▶ To be done:
Working from the top of the listing below, retype each line through the line containing "import * as", both included, with no pictures.

▶ Material provided:
* start *

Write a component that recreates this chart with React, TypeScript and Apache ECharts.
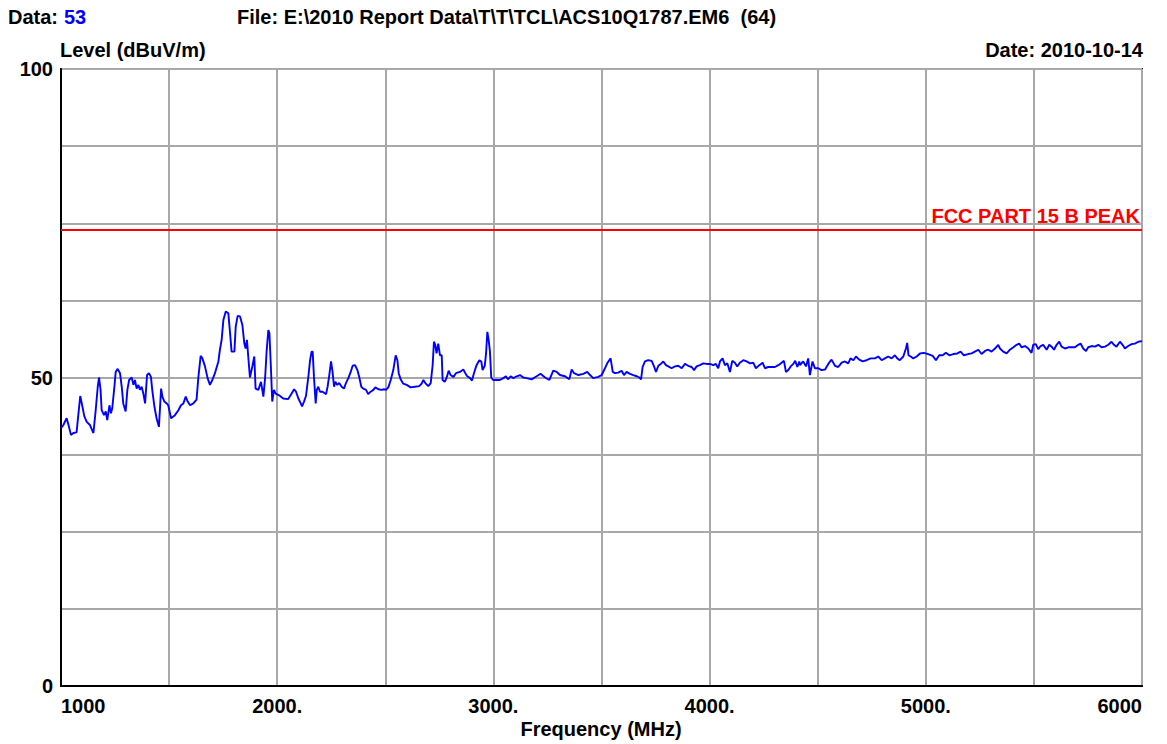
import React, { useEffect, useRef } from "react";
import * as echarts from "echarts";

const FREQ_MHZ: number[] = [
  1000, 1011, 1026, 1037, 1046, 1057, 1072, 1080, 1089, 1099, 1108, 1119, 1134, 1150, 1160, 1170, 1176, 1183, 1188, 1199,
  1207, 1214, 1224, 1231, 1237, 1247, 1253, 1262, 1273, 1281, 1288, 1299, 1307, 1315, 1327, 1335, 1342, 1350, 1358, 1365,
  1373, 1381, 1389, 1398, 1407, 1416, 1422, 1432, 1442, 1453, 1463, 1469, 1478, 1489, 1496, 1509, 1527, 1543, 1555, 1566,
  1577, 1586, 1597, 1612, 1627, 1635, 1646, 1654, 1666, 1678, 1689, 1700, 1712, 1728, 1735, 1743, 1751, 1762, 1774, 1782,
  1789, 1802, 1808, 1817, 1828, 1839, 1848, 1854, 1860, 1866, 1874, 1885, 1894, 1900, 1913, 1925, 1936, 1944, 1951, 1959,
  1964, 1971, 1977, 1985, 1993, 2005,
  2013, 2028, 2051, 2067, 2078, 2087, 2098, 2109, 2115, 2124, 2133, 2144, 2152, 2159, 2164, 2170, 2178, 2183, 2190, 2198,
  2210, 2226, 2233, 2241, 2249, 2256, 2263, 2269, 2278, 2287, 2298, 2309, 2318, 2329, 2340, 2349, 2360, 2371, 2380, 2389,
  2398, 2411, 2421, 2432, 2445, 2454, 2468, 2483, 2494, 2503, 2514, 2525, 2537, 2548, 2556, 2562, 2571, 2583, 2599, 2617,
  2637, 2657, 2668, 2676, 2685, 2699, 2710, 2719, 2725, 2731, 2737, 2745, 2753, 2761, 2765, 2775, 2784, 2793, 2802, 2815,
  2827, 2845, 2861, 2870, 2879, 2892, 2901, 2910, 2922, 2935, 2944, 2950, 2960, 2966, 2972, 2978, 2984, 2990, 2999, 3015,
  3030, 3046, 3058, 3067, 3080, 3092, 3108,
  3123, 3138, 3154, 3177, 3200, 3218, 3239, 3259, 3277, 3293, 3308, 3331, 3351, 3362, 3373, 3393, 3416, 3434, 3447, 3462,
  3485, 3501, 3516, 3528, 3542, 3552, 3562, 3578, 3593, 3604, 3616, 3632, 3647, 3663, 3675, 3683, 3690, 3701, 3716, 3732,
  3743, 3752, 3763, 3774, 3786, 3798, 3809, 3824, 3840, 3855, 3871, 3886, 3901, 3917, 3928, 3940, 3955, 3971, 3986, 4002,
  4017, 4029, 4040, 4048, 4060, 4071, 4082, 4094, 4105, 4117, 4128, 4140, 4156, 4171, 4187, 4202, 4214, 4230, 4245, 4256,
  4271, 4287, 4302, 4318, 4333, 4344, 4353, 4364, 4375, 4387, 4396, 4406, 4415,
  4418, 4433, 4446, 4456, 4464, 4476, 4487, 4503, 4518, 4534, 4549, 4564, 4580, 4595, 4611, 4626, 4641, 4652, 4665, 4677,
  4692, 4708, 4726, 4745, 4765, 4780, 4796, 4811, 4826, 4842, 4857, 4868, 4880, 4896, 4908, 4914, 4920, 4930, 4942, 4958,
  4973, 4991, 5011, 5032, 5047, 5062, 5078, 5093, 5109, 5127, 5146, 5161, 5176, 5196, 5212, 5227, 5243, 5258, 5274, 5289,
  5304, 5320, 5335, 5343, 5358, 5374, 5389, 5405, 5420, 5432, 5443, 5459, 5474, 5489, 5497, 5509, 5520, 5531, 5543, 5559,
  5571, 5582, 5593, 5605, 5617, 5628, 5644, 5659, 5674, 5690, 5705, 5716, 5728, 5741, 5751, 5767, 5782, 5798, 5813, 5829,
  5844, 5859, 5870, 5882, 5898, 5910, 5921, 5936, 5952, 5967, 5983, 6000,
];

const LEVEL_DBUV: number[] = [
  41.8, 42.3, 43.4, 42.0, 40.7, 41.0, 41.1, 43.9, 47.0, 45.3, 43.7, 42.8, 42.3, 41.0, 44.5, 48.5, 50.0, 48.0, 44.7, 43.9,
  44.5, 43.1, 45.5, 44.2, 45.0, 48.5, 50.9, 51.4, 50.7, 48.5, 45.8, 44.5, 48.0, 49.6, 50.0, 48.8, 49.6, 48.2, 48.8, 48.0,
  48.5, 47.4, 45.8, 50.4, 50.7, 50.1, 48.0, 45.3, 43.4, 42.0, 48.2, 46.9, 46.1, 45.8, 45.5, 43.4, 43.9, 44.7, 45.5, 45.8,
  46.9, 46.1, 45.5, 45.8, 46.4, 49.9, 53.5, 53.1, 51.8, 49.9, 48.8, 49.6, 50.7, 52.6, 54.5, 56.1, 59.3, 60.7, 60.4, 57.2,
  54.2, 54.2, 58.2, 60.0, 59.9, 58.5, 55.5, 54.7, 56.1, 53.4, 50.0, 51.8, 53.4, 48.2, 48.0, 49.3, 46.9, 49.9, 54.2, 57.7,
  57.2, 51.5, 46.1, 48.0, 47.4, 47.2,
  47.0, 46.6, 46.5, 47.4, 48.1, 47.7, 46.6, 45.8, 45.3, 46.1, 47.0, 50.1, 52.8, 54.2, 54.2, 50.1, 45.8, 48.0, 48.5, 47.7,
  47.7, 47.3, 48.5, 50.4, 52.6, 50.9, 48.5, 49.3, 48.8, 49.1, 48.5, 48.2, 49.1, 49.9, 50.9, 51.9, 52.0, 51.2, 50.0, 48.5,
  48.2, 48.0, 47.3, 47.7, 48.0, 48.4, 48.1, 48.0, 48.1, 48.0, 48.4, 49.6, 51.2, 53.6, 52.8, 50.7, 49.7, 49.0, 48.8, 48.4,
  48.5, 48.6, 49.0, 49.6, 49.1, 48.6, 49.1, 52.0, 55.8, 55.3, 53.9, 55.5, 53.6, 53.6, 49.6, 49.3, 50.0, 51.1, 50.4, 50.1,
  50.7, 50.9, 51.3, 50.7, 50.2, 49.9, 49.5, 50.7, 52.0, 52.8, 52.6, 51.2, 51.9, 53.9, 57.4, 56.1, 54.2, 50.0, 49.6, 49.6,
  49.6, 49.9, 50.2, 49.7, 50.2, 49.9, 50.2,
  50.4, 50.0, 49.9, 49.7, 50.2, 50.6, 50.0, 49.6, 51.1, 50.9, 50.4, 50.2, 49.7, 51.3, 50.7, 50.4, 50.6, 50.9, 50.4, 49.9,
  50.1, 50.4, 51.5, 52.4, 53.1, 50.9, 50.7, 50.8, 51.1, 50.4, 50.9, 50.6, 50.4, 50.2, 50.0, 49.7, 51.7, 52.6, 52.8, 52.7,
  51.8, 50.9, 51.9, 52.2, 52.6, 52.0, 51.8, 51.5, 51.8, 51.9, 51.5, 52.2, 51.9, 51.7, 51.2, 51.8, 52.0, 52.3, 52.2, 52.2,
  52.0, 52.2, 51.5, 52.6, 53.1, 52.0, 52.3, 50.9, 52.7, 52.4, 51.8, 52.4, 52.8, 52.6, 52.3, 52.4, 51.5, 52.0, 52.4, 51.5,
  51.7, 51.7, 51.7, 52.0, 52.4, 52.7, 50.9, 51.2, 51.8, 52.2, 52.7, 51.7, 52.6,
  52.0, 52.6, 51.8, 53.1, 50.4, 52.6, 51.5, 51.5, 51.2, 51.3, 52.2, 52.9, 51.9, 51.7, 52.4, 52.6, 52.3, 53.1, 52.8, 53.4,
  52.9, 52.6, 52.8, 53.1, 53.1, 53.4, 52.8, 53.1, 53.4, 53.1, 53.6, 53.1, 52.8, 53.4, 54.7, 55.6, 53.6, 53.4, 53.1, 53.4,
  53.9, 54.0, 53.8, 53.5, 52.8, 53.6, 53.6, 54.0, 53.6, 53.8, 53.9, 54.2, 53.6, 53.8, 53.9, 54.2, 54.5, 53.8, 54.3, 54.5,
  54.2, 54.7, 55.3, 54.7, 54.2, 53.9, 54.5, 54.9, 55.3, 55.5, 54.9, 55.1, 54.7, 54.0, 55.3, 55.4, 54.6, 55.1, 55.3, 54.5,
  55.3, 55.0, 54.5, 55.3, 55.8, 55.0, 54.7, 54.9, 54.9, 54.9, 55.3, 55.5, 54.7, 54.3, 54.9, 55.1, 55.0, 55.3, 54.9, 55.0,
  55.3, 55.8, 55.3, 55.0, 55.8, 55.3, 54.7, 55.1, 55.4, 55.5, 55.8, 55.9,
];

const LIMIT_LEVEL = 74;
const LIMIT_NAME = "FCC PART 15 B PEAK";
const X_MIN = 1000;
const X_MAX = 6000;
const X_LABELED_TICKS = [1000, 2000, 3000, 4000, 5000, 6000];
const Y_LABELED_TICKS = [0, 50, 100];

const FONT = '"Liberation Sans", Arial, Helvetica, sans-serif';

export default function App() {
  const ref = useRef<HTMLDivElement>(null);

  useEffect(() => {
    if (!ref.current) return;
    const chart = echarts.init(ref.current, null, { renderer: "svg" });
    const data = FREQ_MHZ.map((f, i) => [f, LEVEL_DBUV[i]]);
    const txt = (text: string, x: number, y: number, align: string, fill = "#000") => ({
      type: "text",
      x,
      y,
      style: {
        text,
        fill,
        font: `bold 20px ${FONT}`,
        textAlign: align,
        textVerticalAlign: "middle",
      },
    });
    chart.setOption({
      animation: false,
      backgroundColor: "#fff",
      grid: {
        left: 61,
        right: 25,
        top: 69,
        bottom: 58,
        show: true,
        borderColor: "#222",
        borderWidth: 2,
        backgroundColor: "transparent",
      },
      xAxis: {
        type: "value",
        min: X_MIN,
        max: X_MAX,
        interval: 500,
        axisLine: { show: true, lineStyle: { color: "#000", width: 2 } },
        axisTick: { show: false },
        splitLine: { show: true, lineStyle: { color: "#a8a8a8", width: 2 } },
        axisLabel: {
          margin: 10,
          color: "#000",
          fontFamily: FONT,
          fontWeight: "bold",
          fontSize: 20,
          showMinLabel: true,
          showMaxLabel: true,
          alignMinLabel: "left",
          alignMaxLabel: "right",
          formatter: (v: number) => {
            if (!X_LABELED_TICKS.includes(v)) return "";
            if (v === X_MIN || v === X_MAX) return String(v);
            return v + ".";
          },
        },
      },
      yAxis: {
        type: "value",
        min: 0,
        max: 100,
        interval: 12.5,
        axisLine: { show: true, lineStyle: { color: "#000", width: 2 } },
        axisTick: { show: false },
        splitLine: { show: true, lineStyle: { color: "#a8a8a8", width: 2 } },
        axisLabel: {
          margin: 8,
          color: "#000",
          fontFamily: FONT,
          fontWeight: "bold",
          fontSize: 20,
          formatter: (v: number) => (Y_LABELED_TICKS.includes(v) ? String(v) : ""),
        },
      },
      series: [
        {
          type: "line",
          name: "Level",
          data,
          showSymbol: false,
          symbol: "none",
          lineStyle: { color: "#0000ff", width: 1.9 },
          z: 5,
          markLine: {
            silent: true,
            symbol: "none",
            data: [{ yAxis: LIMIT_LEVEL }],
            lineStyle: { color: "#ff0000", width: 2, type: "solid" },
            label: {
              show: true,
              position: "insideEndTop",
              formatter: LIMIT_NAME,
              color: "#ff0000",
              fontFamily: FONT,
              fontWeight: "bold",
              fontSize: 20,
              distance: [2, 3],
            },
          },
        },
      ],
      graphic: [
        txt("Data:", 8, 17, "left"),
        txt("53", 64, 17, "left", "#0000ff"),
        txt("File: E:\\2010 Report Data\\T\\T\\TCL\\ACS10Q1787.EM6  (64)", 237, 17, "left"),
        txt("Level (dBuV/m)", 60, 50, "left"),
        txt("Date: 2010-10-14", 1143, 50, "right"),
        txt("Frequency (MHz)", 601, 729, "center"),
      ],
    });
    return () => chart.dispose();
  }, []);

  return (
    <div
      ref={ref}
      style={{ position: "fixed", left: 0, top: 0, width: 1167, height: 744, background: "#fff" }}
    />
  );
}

* end *

▶ Solution for this exercise:
Write a component that recreates this chart with React, TypeScript and Apache ECharts.
import React, { useEffect, useRef } from "react";
import * as echarts from "echarts";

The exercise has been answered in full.